Did you see the eclipse this week? The part of it that we got here in Sacramento wasn’t all that exciting. They said it was about 80%, but the effect was little more than making a bright summer day seem slightly overcast. What we saw on TV of the total eclipse, however, looked most impressive. It would have presumably been awesome to actually experience the day turning to night for two or three minutes and then returning to day again. And the shots of the fully covered sun, with just the corona showing, were spectacular. I can only imagine what the sensation would have been for those who trekked to a spot in the direct path of the eclipse.
In Biblical times, a total eclipse, like the one we had this week, was considered a miracle, or an “Act of God.” That term – act of God – has taken on a different meaning in modern times. Now it is most often used to describe some horrific event that wreaks death and destruction (things like tornadoes or massive floods). Back then, things like an eclipse were believed to be acts of God, as when Joshua used the stopping of the sun to avenge the enemies of Israel in battle (Joshua 10:13).
Of course, today the occurrence of a total eclipse is entirely predictable, right down to the absolute minute its effect will be evident in every spot on the planet. Scientific knowledge has enhanced our ability to plan for events like an eclipse – or, to a lesser extent, a tornado or a flood – in ways that take all of the miracle out of them. Instead of acts of God, they should now more properly be referred to as acts of nature or, to be even more precise, naturally occurring events.
I know that the argument can be – and is – made that eclipses are evidence of the master plan that had to have devised the existence of the universe. How else, the argument goes, can the perfection of the location and size of the sun and the moon and our little planet be explained? It can’t just be pure chance that places the moon at exactly the prescribed distance from the sun with exactly the dimensions that both have to cause an eclipse to be visited upon the very planet where all of us can observe it and be inspired by it.
Yes, the argument goes, the occurrence of the eclipse may be wholly predictable and explicable, but the fact that it happens precisely as it does is either a miracle or proof of a master designer. And I will confess that it is exactly that kind of argument that makes me an agnostic, because I truly do not have an answer for it.
Of course, I don’t have an answer for a lot of things, which is kind of the essence of being an agnostic. But I do respect science, which is one way to deal with the unknown.
Al Gore also respects science, and in his current film, “An Inconvenient Sequel: Truth to Power,” he reasserts the clear import of the vast body of scientific knowledge on the issue of climate change. The film picks up where the original 2006 film, “An Inconvenient Truth,” left off, showing the large swaths of Greenland glaciers that are melting, quite literally, right before our eyes. And there is nothing miraculous about the degradation of the planet that is occurring through the warmer temperatures that are placing the very existence of cities like Miami in jeopardy.
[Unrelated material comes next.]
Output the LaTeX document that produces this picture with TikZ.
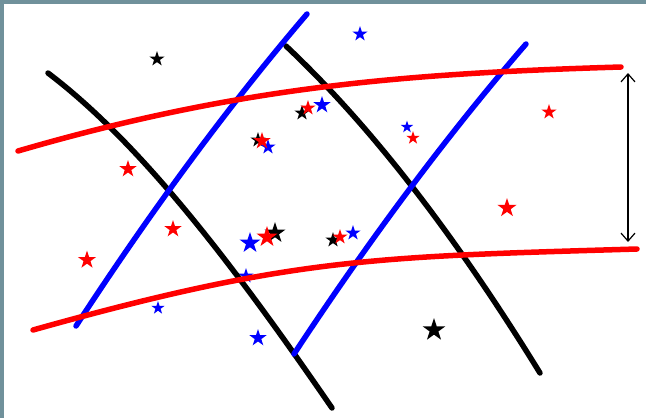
\documentclass[tikz,border=0pt]{standalone}
\usetikzlibrary{shapes.geometric,arrows.meta}
\definecolor{framegray}{RGB}{112,145,155}
\begin{document}
\begin{tikzpicture}[x=1pt,y=-1pt,
  starmark/.style={star, star points=5, star point ratio=2.6, inner sep=0pt, draw=none},
  thread/.style={line width=5.5pt, line cap=round}]
\useasboundingbox (0,0) rectangle (646,418);
\fill[framegray] (0,0) rectangle (646,4);
\fill[framegray] (0,0) rectangle (4,418);
% stars, black first, then blue, then red
\foreach \x/\y/\r [count=\i] in {157/59/8, 302/113/8, 258/140/8, 275/233/11, 333/240/8, 434/330/12}
  \node[starmark, fill=black, minimum size={2*\r pt}] (k\i) at (\x,\y) {};
\foreach \x/\y/\r [count=\i] in {360/34/8, 322/105/9, 268/147/8, 407/127/6.5, 250/243/11, 353/233/8, 246/276/8, 158/308/7, 258/338/9}
  \node[starmark, fill=blue, minimum size={2*\r pt}] (b\i) at (\x,\y) {};
\foreach \x/\y/\r [count=\i] in {308/108/8, 262/141/9, 413/138/7, 549/112/8, 128/169/9, 173/229/9, 87/260/9.5, 267/237/11, 340/237/8, 507/208/10}
  \node[starmark, fill=red, minimum size={2*\r pt}] (r\i) at (\x,\y) {};
% black curves
\draw[thread, black] (48,73) .. controls (143,145) and (237,270) .. (332,408);
\draw[thread, black] (286,46) .. controls (371,126) and (455,235) .. (540,373);
% blue curves
\draw[thread, blue] (76,326) .. controls (153,208) and (230,104) .. (307,14);
\draw[thread, blue] (294,354) .. controls (371,237) and (449,133) .. (526,44);
% red curves
\draw[thread, red] (18,151) .. controls (238,87) and (401,73.6) .. (621,67);
\draw[thread, red] (33,330) .. controls (293,257) and (377,256.8) .. (637,249);
% gap between the red curves
\coordinate (gaptop) at (628,73);
\coordinate (gapbot) at (628,242);
\draw[{Straight Barb[length=8pt,width=14pt]}-{Straight Barb[length=8pt,width=14pt]}, line width=1.2pt] (gaptop) -- (gapbot);
\end{tikzpicture}
\end{document}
In his sequel, Gore is again preaching about the risks to life on the planet that human activity is creating. The science is pretty clear-cut, despite what certain people in positions of power (hence the sub-title of the film) may claim. The use of carbon-based energy (the burning of fossil fuels) and the raising of animals for food consumption, resulting in the release of excessive amounts of carbon dioxide and methane gas, coupled with the loss of forested land and arable soil that can absorb those gases, are the principal causes of global warming. And the statistics bear out the science. Every year in this century has posted higher average temperatures world-wide than the year before, successive record breakers, each of them.
The results are also self-evident. More severe storms are occurring more frequently. The hotter air increases ocean water evaporation, and the warmer atmosphere holds more water, which is then released in larger storms (rainfall in the warmer climates; blizzards in the colder ones). Heatwaves are also stronger and longer lasting, making arable land even less available. Planet Earth is becoming, to state the fact simply but accurately, largely inhospitable.
So now, just as we know that solar eclipses are not Biblical miracles, we must also acknowledge that those horrific storms and heat waves and blizzards aren’t acts of God either. More to the point, they are the result of acts of humans, of us.
The degradation of the planet is ongoing and accelerating. We are losing more species of living organisms now than we ever have before. And when parts of food chains are lost, the ultimate negative impact on human life can’t be denied.
The good news in Gore’s film is that he claims time is still on our side, at least to the point that we can save what is left of a habitable planet. The Paris Climate Accord, signed by over 190 nations, is a great source of hope, inasmuch as it represents a commitment by the worlds’ civilized nations to seek to reverse the causes of climate change. To date, all but one of the signatories to the agreement have stayed on board with it. And Gore thinks that the decision by the current U.S. administration to withdraw from the agreement can be overcome by the efforts of private companies and individuals.
Solar eclipses aren’t viewed as miracles anymore. Scientific knowledge now explains how, why and when they will occur. Those cosmic events are still wonders to behold, and they will continue to occur for as long as the sun, the moon, and our planet continue to orbit in the universe as they do now. But whether human beings will be on the planet to observe “the wonder of God’s creation” is very much in our hands, which, depending on how we handle the knowledge science has provided, is our inconvenient truth.